- **Brief**:
Faithfully return all lines, omitting every embedded picture.

- **Collected data**:
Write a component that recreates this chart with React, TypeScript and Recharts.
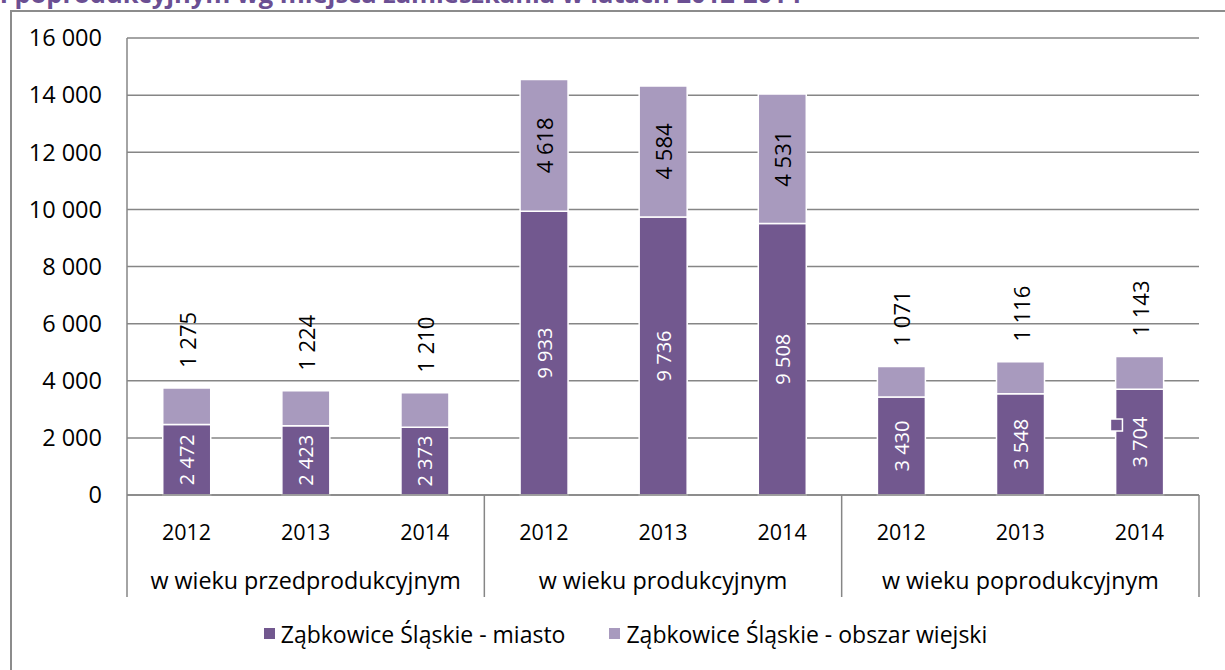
import * as React from "react";
import { BarChart, Bar, XAxis, YAxis, CartesianGrid, Legend, LabelList, ReferenceDot } from "recharts";

const groups = ["w wieku przedprodukcyjnym", "w wieku produkcyjnym", "w wieku poprodukcyjnym"];
const years = ["2012", "2013", "2014"];
const miasto = [2472, 2423, 2373, 9933, 9736, 9508, 3430, 3548, 3704];
const wiejski = [1275, 1224, 1210, 4618, 4584, 4531, 1071, 1116, 1143];
const yTicks = [0, 2000, 4000, 6000, 8000, 10000, 12000, 14000, 16000];
const seriesNames = ["Ząbkowice Śląskie - miasto", "Ząbkowice Śląskie - obszar wiejski"];
// stray marker seen next to the last bar
const markerValue = 2450;

const data = miasto.map((m, i) => ({
  key: groups[Math.floor(i / 3)] + "|" + years[i % 3],
  year: years[i % 3],
  group: groups[Math.floor(i / 3)],
  miasto: m,
  wiejski: wiejski[i],
}));

const FONT = "'Open Sans', sans-serif";
const DARK = "#72588f";
const LIGHT = "#a89abe";
const GRID = "#868686";

const W = 1225;
const H = 670;
const PLOT_LEFT = 127;
const PLOT_RIGHT = 1199;
const SLOT = (PLOT_RIGHT - PLOT_LEFT) / 9;
const YEAR_AXIS_H = 50;
const GROUP_AXIS_H = 52;

const fmt = (v: number) => String(v).replace(/\B(?=(\d{3})+(?!\d))/g, " ");

function box(props: any) {
  const vb = props.viewBox || {};
  return {
    x: props.x ?? vb.x,
    y: props.y ?? vb.y,
    width: props.width ?? vb.width,
    height: props.height ?? vb.height,
  };
}

function InsideLabel(props: any) {
  const { x, y, width, height } = box(props);
  const cx = x + width / 2;
  const cy = y + height / 2;
  return (
    <text
      x={cx}
      y={cy}
      transform={`rotate(-90 ${cx} ${cy})`}
      textAnchor="middle"
      dominantBaseline="central"
      fill="#ffffff"
      fontFamily={FONT}
      fontSize={20}
    >
      {fmt(props.value)}
    </text>
  );
}

function TopLabel(props: any) {
  const { x, y, width, height } = box(props);
  const cx = x + width / 2;
  if (height > 100) {
    const cy = y + height / 2;
    return (
      <text
        x={cx}
        y={cy}
        transform={`rotate(-90 ${cx} ${cy})`}
        textAnchor="middle"
        dominantBaseline="central"
        fill="#000"
        fontFamily={FONT}
        fontSize={22}
      >
        {fmt(props.value)}
      </text>
    );
  }
  const ay = y - 20;
  return (
    <text
      x={cx}
      y={ay}
      transform={`rotate(-90 ${cx} ${ay})`}
      textAnchor="start"
      dominantBaseline="central"
      fill="#000"
      fontFamily={FONT}
      fontSize={22}
    >
      {fmt(props.value)}
    </text>
  );
}

function YearTick(props: any) {
  const { x, y, index } = props;
  return (
    <text x={x} y={y + 36} textAnchor="middle" dominantBaseline="central" fill="#000" fontFamily={FONT} fontSize={21.5}>
      {data[index].year}
    </text>
  );
}

function GroupTick(props: any) {
  const { x, y, index } = props;
  const top = y - YEAR_AXIS_H;
  const bottom = y + GROUP_AXIS_H;
  return (
    <g>
      {index % 3 === 0 && (
        <line x1={x - SLOT / 2} x2={x - SLOT / 2} y1={top} y2={bottom} stroke={GRID} strokeWidth={1.5} />
      )}
      {index === data.length - 1 && (
        <line x1={x + SLOT / 2} x2={x + SLOT / 2} y1={top} y2={bottom} stroke={GRID} strokeWidth={1.5} />
      )}
      {index % 3 === 1 && (
        <text x={x} y={y + 35} textAnchor="middle" dominantBaseline="central" fill="#000" fontFamily={FONT} fontSize={23.3}>
          {data[index].group}
        </text>
      )}
    </g>
  );
}

function LegendContent(props: any) {
  const items = props.payload || [];
  return (
    <div
      style={{
        height: 73,
        display: "flex",
        justifyContent: "center",
        alignItems: "center",
        gap: 44,
        paddingLeft: 26,
        fontFamily: FONT,
        fontSize: 23,
        color: "#000",
      }}
    >
      {items.map((it: any) => (
        <div key={it.value} style={{ display: "flex", alignItems: "center" }}>
          <span style={{ width: 11, height: 11, background: it.color, marginRight: 6, display: "inline-block" }} />
          <span>{it.value}</span>
        </div>
      ))}
    </div>
  );
}

function Marker(props: any) {
  const { cx, cy } = props;
  return <rect x={cx - 29} y={cy - 6} width={12} height={12} fill={DARK} stroke="#fff" strokeWidth={1.5} />;
}

export default function App() {
  return (
    <div style={{ position: "absolute", left: 0, top: 0, width: W, height: H, overflow: "hidden", background: "#fff" }}>
      <div
        style={{
          position: "absolute",
          left: 0,
          top: -19,
          fontFamily: FONT,
          fontWeight: 700,
          fontSize: 25.5,
          lineHeight: "24px",
          color: "#6b4f93",
          whiteSpace: "nowrap",
        }}
      >
        i poprodukcyjnym wg miejsca zamieszkania w latach 2012-2014
      </div>
      <div
        style={{
          position: "absolute",
          left: 10,
          top: 10,
          width: W,
          height: H,
          borderLeft: "2px solid #8c8c8c",
          borderTop: "2px solid #8c8c8c",
        }}
      />
      <div style={{ position: "absolute", left: 0, top: 0 }}>
        <BarChart
          width={W}
          height={H}
          data={data}
          margin={{ top: 38, right: W - PLOT_RIGHT, left: PLOT_LEFT - 100, bottom: 0 }}
          barCategoryGap="30%"
        >
          <CartesianGrid vertical={false} stroke={GRID} strokeWidth={1.5} />
          <YAxis
            width={100}
            domain={[0, 16000]}
            ticks={yTicks}
            tickFormatter={fmt}
            tickLine={false}
            tickSize={0}
            tickMargin={25}
            axisLine={{ stroke: GRID, strokeWidth: 1.5 }}
            tick={{ fill: "#000", fontFamily: FONT, fontSize: 23.5 }}
            interval={0}
          />
          <XAxis
            dataKey="key"
            height={YEAR_AXIS_H}
            interval={0}
            tickLine={false}
            tickSize={0}
            tickMargin={0}
            axisLine={{ stroke: GRID, strokeWidth: 1.5 }}
            tick={YearTick}
          />
          <XAxis
            xAxisId="grp"
            dataKey="key"
            height={GROUP_AXIS_H}
            interval={0}
            tickLine={false}
            tickSize={0}
            tickMargin={0}
            axisLine={false}
            tick={GroupTick}
          />
          <Legend verticalAlign="bottom" wrapperStyle={{ left: 0, width: W }} content={LegendContent} />
          <Bar dataKey="miasto" name={seriesNames[0]} stackId="s" fill={DARK} stroke="#fff" strokeWidth={1.5} isAnimationActive={false}>
            <LabelList dataKey="miasto" content={InsideLabel} />
          </Bar>
          <Bar dataKey="wiejski" name={seriesNames[1]} stackId="s" fill={LIGHT} stroke="#fff" strokeWidth={1.5} isAnimationActive={false}>
            <LabelList dataKey="wiejski" content={TopLabel} />
          </Bar>
          <ReferenceDot x={data[8].key} y={markerValue} r={6} shape={Marker} />
        </BarChart>
      </div>
    </div>
  );
}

- **Finished exercise**:
Write a component that recreates this chart with React, TypeScript and Recharts.
import * as React from "react";
import { BarChart, Bar, XAxis, YAxis, CartesianGrid, Legend, LabelList, ReferenceDot } from "recharts";

const groups = ["w wieku przedprodukcyjnym", "w wieku produkcyjnym", "w wieku poprodukcyjnym"];
const years = ["2012", "2013", "2014"];
const miasto = [2472, 2423, 2373, 9933, 9736, 9508, 3430, 3548, 3704];
const wiejski = [1275, 1224, 1210, 4618, 4584, 4531, 1071, 1116, 1143];
const yTicks = [0, 2000, 4000, 6000, 8000, 10000, 12000, 14000, 16000];
const seriesNames = ["Ząbkowice Śląskie - miasto", "Ząbkowice Śląskie - obszar wiejski"];
// stray marker seen next to the last bar
const markerValue = 2450;

const data = miasto.map((m, i) => ({
  key: groups[Math.floor(i / 3)] + "|" + years[i % 3],
  year: years[i % 3],
  group: groups[Math.floor(i / 3)],
  miasto: m,
  wiejski: wiejski[i],
}));

const FONT = "'Open Sans', sans-serif";
const DARK = "#72588f";
const LIGHT = "#a89abe";
const GRID = "#868686";

const W = 1225;
const H = 670;
const PLOT_LEFT = 127;
const PLOT_RIGHT = 1199;
const SLOT = (PLOT_RIGHT - PLOT_LEFT) / 9;
const YEAR_AXIS_H = 50;
const GROUP_AXIS_H = 52;

const fmt = (v: number) => String(v).replace(/\B(?=(\d{3})+(?!\d))/g, " ");

function box(props: any) {
  const vb = props.viewBox || {};
  return {
    x: props.x ?? vb.x,
    y: props.y ?? vb.y,
    width: props.width ?? vb.width,
    height: props.height ?? vb.height,
  };
}

function InsideLabel(props: any) {
  const { x, y, width, height } = box(props);
  const cx = x + width / 2;
  const cy = y + height / 2;
  return (
    <text
      x={cx}
      y={cy}
      transform={`rotate(-90 ${cx} ${cy})`}
      textAnchor="middle"
      dominantBaseline="central"
      fill="#ffffff"
      fontFamily={FONT}
      fontSize={20}
    >
      {fmt(props.value)}
    </text>
  );
}

function TopLabel(props: any) {
  const { x, y, width, height } = box(props);
  const cx = x + width / 2;
  if (height > 100) {
    const cy = y + height / 2;
    return (
      <text
        x={cx}
        y={cy}
        transform={`rotate(-90 ${cx} ${cy})`}
        textAnchor="middle"
        dominantBaseline="central"
        fill="#000"
        fontFamily={FONT}
        fontSize={22}
      >
        {fmt(props.value)}
      </text>
    );
  }
  const ay = y - 20;
  return (
    <text
      x={cx}
      y={ay}
      transform={`rotate(-90 ${cx} ${ay})`}
      textAnchor="start"
      dominantBaseline="central"
      fill="#000"
      fontFamily={FONT}
      fontSize={22}
    >
      {fmt(props.value)}
    </text>
  );
}

function YearTick(props: any) {
  const { x, y, index } = props;
  return (
    <text x={x} y={y + 36} textAnchor="middle" dominantBaseline="central" fill="#000" fontFamily={FONT} fontSize={21.5}>
      {data[index].year}
    </text>
  );
}

function GroupTick(props: any) {
  const { x, y, index } = props;
  const top = y - YEAR_AXIS_H;
  const bottom = y + GROUP_AXIS_H;
  return (
    <g>
      {index % 3 === 0 && (
        <line x1={x - SLOT / 2} x2={x - SLOT / 2} y1={top} y2={bottom} stroke={GRID} strokeWidth={1.5} />
      )}
      {index === data.length - 1 && (
        <line x1={x + SLOT / 2} x2={x + SLOT / 2} y1={top} y2={bottom} stroke={GRID} strokeWidth={1.5} />
      )}
      {index % 3 === 1 && (
        <text x={x} y={y + 35} textAnchor="middle" dominantBaseline="central" fill="#000" fontFamily={FONT} fontSize={23.3}>
          {data[index].group}
        </text>
      )}
    </g>
  );
}

function LegendContent(props: any) {
  const items = props.payload || [];
  return (
    <div
      style={{
        height: 73,
        display: "flex",
        justifyContent: "center",
        alignItems: "center",
        gap: 44,
        paddingLeft: 26,
        fontFamily: FONT,
        fontSize: 23,
        color: "#000",
      }}
    >
      {items.map((it: any) => (
        <div key={it.value} style={{ display: "flex", alignItems: "center" }}>
          <span style={{ width: 11, height: 11, background: it.color, marginRight: 6, display: "inline-block" }} />
          <span>{it.value}</span>
        </div>
      ))}
    </div>
  );
}

function Marker(props: any) {
  const { cx, cy } = props;
  return <rect x={cx - 29} y={cy - 6} width={12} height={12} fill={DARK} stroke="#fff" strokeWidth={1.5} />;
}

export default function App() {
  return (
    <div style={{ position: "absolute", left: 0, top: 0, width: W, height: H, overflow: "hidden", background: "#fff" }}>
      <div
        style={{
          position: "absolute",
          left: 0,
          top: -19,
          fontFamily: FONT,
          fontWeight: 700,
          fontSize: 25.5,
          lineHeight: "24px",
          color: "#6b4f93",
          whiteSpace: "nowrap",
        }}
      >
        i poprodukcyjnym wg miejsca zamieszkania w latach 2012-2014
      </div>
      <div
        style={{
          position: "absolute",
          left: 10,
          top: 10,
          width: W,
          height: H,
          borderLeft: "2px solid #8c8c8c",
          borderTop: "2px solid #8c8c8c",
        }}
      />
      <div style={{ position: "absolute", left: 0, top: 0 }}>
        <BarChart
          width={W}
          height={H}
          data={data}
          margin={{ top: 38, right: W - PLOT_RIGHT, left: PLOT_LEFT - 100, bottom: 0 }}
          barCategoryGap="30%"
        >
          <CartesianGrid vertical={false} stroke={GRID} strokeWidth={1.5} />
          <YAxis
            width={100}
            domain={[0, 16000]}
            ticks={yTicks}
            tickFormatter={fmt}
            tickLine={false}
            tickSize={0}
            tickMargin={25}
            axisLine={{ stroke: GRID, strokeWidth: 1.5 }}
            tick={{ fill: "#000", fontFamily: FONT, fontSize: 23.5 }}
            interval={0}
          />
          <XAxis
            dataKey="key"
            height={YEAR_AXIS_H}
            interval={0}
            tickLine={false}
            tickSize={0}
            tickMargin={0}
            axisLine={{ stroke: GRID, strokeWidth: 1.5 }}
            tick={YearTick}
          />
          <XAxis
            xAxisId="grp"
            dataKey="key"
            height={GROUP_AXIS_H}
            interval={0}
            tickLine={false}
            tickSize={0}
            tickMargin={0}
            axisLine={false}
            tick={GroupTick}
          />
          <Legend verticalAlign="bottom" wrapperStyle={{ left: 0, width: W }} content={LegendContent} />
          <Bar dataKey="miasto" name={seriesNames[0]} stackId="s" fill={DARK} stroke="#fff" strokeWidth={1.5} isAnimationActive={false}>
            <LabelList dataKey="miasto" content={InsideLabel} />
          </Bar>
          <Bar dataKey="wiejski" name={seriesNames[1]} stackId="s" fill={LIGHT} stroke="#fff" strokeWidth={1.5} isAnimationActive={false}>
            <LabelList dataKey="wiejski" content={TopLabel} />
          </Bar>
          <ReferenceDot x={data[8].key} y={markerValue} r={6} shape={Marker} />
        </BarChart>
      </div>
    </div>
  );
}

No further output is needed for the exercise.